Overtrained, Undertrained and Ironman Racing

Back in the 80’s, there were some old school pioneers who carved the path for us. They knew this new sport of long distance triathlon was an epic long event, they respected that, and took it seriously. Although they might have took some hits going a tad overboard carving the path for us, they certainly knew what it took to get really good at going very long. 


40-50 hours of training a week was not unheard of; in fact, it was more a norm. These guys did some pretty big stuff week in and week out. 200+km rides, hundreds of km’s running every week, mega milage in the pool, gym routines and a lot of the time at high altitude. Body work and Whole Foods weren’t even on the radar, and often you might even see one of them racing two-three times a week just to earn a pay check. These men and women were tough. 


Then things got more refined, more dialed in. Some would say these guys “over trained.” But did they? Some of the times posted then are very similar to the times now with all the technology, science and refining you can find.


"If you overtrained, it means that you didn't train hard enough to handle that level of training”- Floyd Landis


I was personally coached throughout the best years of my career by one of the pioneers of our sport. I certainly did some pretty big periods of training in my life. I learned first hand what big miles were week in and week out. Nothing like the 80s crew, but I certainly logged many 30-35 hour weeks back then. Did it help me? Did it hurt me? Well, I’d say the proof is often in results.  I do know that those were the years I won an Ironman, was 2nd and 3rd at several other Ironmans and consistently top five in 70.3s. 


I had never done an Ironman any other way. Back then, Ironman racing hurt a lot because I was racing as hard as I could for that given distance, and it’s a pretty long time to be pushing yourself. But I was never facing any distance I hadn’t done many times, for many months in training. There was nothing in the race that was going to happen that I hadn’t experienced in training. Often training was so epic that the races themselves didn’t seem that long at all. Hard, yes, because I was racing, but I had faced more epic in training for sure. This is a long winded way of me saying I was always very well prepared for the distance. I had gone LONG, A LOT!!! 

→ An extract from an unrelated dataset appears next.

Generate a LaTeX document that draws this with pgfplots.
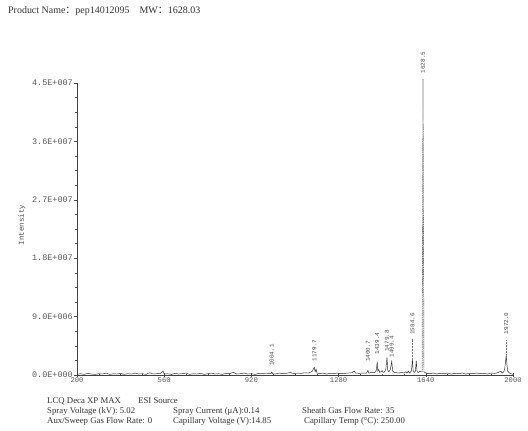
\documentclass[border=0pt]{standalone}
\usepackage{fontspec}
\setmainfont{Liberation Serif}
\newfontfamily\monofont{Liberation Mono}
\newfontfamily\cjk{Noto Sans CJK SC}
\usepackage{pgfplots}
\pgfplotsset{compat=1.18}
\begin{document}
\begin{tikzpicture}
\useasboundingbox (0,0) rectangle (528bp,431bp);
\begin{axis}[
  at={(77bp,56bp)}, anchor=south west,
  scale only axis, width=436bp, height=292bp,
  xmin=200, xmax=2000, ymin=0, ymax=45,
  axis x line=bottom, axis y line=left,
  axis line style={-, black!75, line width=0.6pt},
  clip=false,
  xtick={200,560,920,1280,1640,2000},
  xticklabels={200,560,920,1280,1640,2000},
  ytick={0,9,18,27,36,45},
  yticklabels={0.0E+000,9.0E+006,1.8E+007,2.7E+007,3.6E+007,4.5E+007},
  minor x tick num=3, minor y tick num=3,
  xtick align=center, ytick align=outside,
  major tick length=3bp, minor tick length=2bp,
  tick style={black!70, line width=0.5pt},
  xticklabel style={font=\monofont\fontsize{7.2}{7.2}\selectfont, text=black!65, inner sep=1pt},
  yticklabel style={font=\monofont\fontsize{8.5}{8.5}\selectfont, text=black!65, inner sep=1pt},
]
% spectrum (intensity in units of 1E+006)
\addplot[black!85, line width=0.45pt] coordinates {
(200,0.1) (215,0.2) (230,0.1) (245,0.25) (260,0.15) (275,0.1) (290,0.2) (305,0.15) (320,0.3) (335,0.1)
(350,0.2) (365,0.15) (380,0.25) (395,0.1) (410,0.2) (425,0.15) (440,0.3) (455,0.15) (470,0.2) (485,0.1)
(500,0.35) (515,0.15) (530,0.2) (545,0.25) (555,0.6) (560,0.15) (575,0.2) (590,0.1) (605,0.25) (620,0.15)
(635,0.2) (650,0.3) (665,0.1) (680,0.2) (695,0.15) (710,0.25) (725,0.1) (740,0.2) (755,0.3) (770,0.15)
(785,0.2) (800,0.1) (815,0.25) (830,0.2) (845,0.4) (860,0.15) (875,0.2) (890,0.3) (905,0.15) (920,0.2)
(935,0.1) (950,0.25) (965,0.2) (980,0.3) (995,0.2) (1001,0.2) (1004.1,0.45) (1008,0.2) (1020,0.15) (1035,0.3)
(1050,0.2) (1065,0.25) (1080,0.4) (1095,0.2) (1110,0.3) (1125,0.25) (1140,0.35) (1155,0.3) (1165,0.45) (1172,0.6)
(1176,0.9) (1179.7,1.2) (1183,0.5) (1187,0.9) (1191,0.3) (1200,0.2) (1215,0.3) (1230,0.15) (1245,0.25) (1260,0.2)
(1275,0.3) (1290,0.2) (1305,0.25) (1320,0.3) (1335,0.35) (1340,0.5) (1345,0.6) (1350,0.3) (1365,0.25) (1380,0.3)
(1395,0.3) (1400.7,0.7) (1405,0.3) (1415,0.4) (1425,0.35) (1433,0.5) (1436,0.8) (1439.4,2.05) (1442,0.6) (1446,0.9)
(1449,0.4) (1455,0.5) (1460,0.7) (1464,0.4) (1470,0.5) (1475,0.9) (1479.8,2.7) (1483,0.7) (1488,0.5) (1494,0.9)
(1499.4,2.1) (1503,0.6) (1510,0.4) (1520,0.35) (1530,0.3) (1540,0.4) (1550,0.3) (1558,0.5) (1562,0.3) (1568,0.6)
(1572,0.3) (1578,0.5) (1581,0.6) (1584.6,2.5) (1588,0.5) (1594,0.4) (1597,0.6) (1600.5,2.2) (1604,0.5) (1610,0.4)
(1616,0.6) (1620,0.5) (1625,0.5)
};
\addplot[black!85, line width=0.45pt] coordinates {
(1632,0.5) (1640,0.3) (1655,0.2) (1670,0.3) (1685,0.15) (1700,0.25) (1715,0.2) (1730,0.3) (1745,0.15) (1760,0.25)
(1775,0.2) (1790,0.3) (1805,0.15) (1820,0.25) (1835,0.2) (1850,0.3) (1865,0.2) (1880,0.25) (1895,0.15) (1910,0.3)
(1925,0.25) (1940,0.4) (1950,0.6) (1955,0.3) (1962,0.5) (1966,1.0) (1969,2.0) (1972,3.1) (1975,1.6) (1978,0.6)
(1985,0.3) (1992,0.2) (2000,0.1)
};
% base peak
\addplot[black!55, line width=0.7pt, dash pattern=on 1.2pt off 0.6pt] coordinates {
(1625,0.5) (1628.5,45.6) (1632,0.5)
};
% label leaders
\addplot[black!55, line width=0.35pt, dash pattern=on 1pt off 0.5pt] coordinates {(1584.6,2.5) (1584.6,5.6)};
\addplot[black!55, line width=0.35pt, dash pattern=on 1pt off 0.5pt] coordinates {(1972,3.1) (1972,5.4)};
% peak labels
\tikzset{pk/.style={rotate=90, anchor=west, inner sep=0.5pt, text=black!70, font=\monofont\fontsize{6}{6}\selectfont}}
\node[pk] at (axis cs:1628.5,46.4) {1628.5};
\node[pk] at (axis cs:1584.6,6.1) {1584.6};
\node[pk] at (axis cs:1972,6.2) {1972.0};
\node[pk] at (axis cs:1004.1,1.3) {1004.1};
\node[pk] at (axis cs:1179.7,2.0) {1179.7};
\node[pk] at (axis cs:1400.7,1.9) {1400.7};
\node[pk] at (axis cs:1439.4,3.1) {1439.4};
\node[pk] at (axis cs:1479.8,3.5) {1479.8};
\node[pk] at (axis cs:1499.4,2.6) {1499.4};
\end{axis}
\node[rotate=90, text=black!70, font=\monofont\fontsize{7.5}{7.5}\selectfont] at (22bp,206bp) {Intensity};
\node[anchor=base west, inner sep=0pt, text=black!80, font=\fontsize{10}{12}\selectfont] at (8bp,417bp) {Product Name{\cjk ：}pep14012095\quad MW{\cjk ：}1628.03};
\begin{scope}[every node/.style={anchor=base west, inner sep=0pt, text=black!80, font=\fontsize{8.8}{10}\selectfont}]
\node at (47bp,28bp) {LCQ Deca XP MAX};
\node at (138bp,28bp) {ESI Source};
\node at (47bp,18bp) {Spray Voltage (kV): 5.02};
\node at (173bp,18bp) {Spray Current (μA):0.14};
\node at (302bp,18bp) {Sheath Gas Flow Rate: 35};
\node at (47bp,8bp) {Aux/Sweep Gas Flow Rate: 0};
\node at (173bp,8bp) {Capillary Voltage (V):14.85};
\node at (304bp,8bp) {Capillary Temp (°C): 250.00};
\end{scope}
\end{tikzpicture}
\end{document}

Fast forward to now and the generation of the idea you can go fast in an ironman off minimal training, as long as it’s high intensity. In fact, any other way is OVER training and hurting you. This sounds pretty good to a time pressed athlete in day to day life,  in addition, who doesn’t love to do less work and go faster. 


With Ironman exploding into a brand where many people are now doing the events as a one-time participation event, and no longer investing into the long-term sport, this idea of minimal training, one event and get out, sounds pretty appealing to a lot of people. 


The problem with that…

These events are really, really long. 


I just recently came back and did my first Ironman after 7 years away. I had to start back from scratch on training endurance and especially running. I not only took 7 years off endurance, but in that time I was training as a strength athlete, which is polar opposite. So I had some work to do. I had to start over as an endurance athlete. In the time I had (8 months) to go from scratch to race day, you can only build so fast before you might be at risk for an injury. So, I slowly and safely built up the best volume that could be done in the time I had. 

When I hit 16 miles on the run on race day (which was the longest run I had done in training), it was glaringly clear where my endurance had been able to be trained to in this time. I HIT A WALL like I have never experienced before. It was different than when I was racing hard and trained for the full marathon distance; it was a complete halt when I hit the distance point I had trained for prior to the race. From that moment on, it was pure mental grit, and smarts, that got me to the finish slowly.

The thing that amazed me was how much MORE painful it was to complete one of these events UNDER TRAINED. I was sick afterwards for hours, I was swollen for two weeks after, and I got a bad infection for a month after. During that final 10 miles of the race, it was MUCH more painful than I’d ever experienced before when I’d be racing hard, but with deeper training. 


So what about these people who ARE successful racing long off minimal training? ALWAYS ASK their background. How many years have they consistently been training endurance, things like this.


There are a lot of different ways to skin a cat. Not every athlete responds to load, training progression and development the same. Everyone responds and recovers differently. However the one thing that does not change is that this event called an Ironman is still consisting of a 2.4-mile (3.86 km) swim, a 112-mile (180.25 km) bicycle ride and a marathon 26.22-mile (42.20 km) run, raced in that order and without a break and It is considered one of the most difficult one-day sporting events in the world. It’s a long long ways!!!!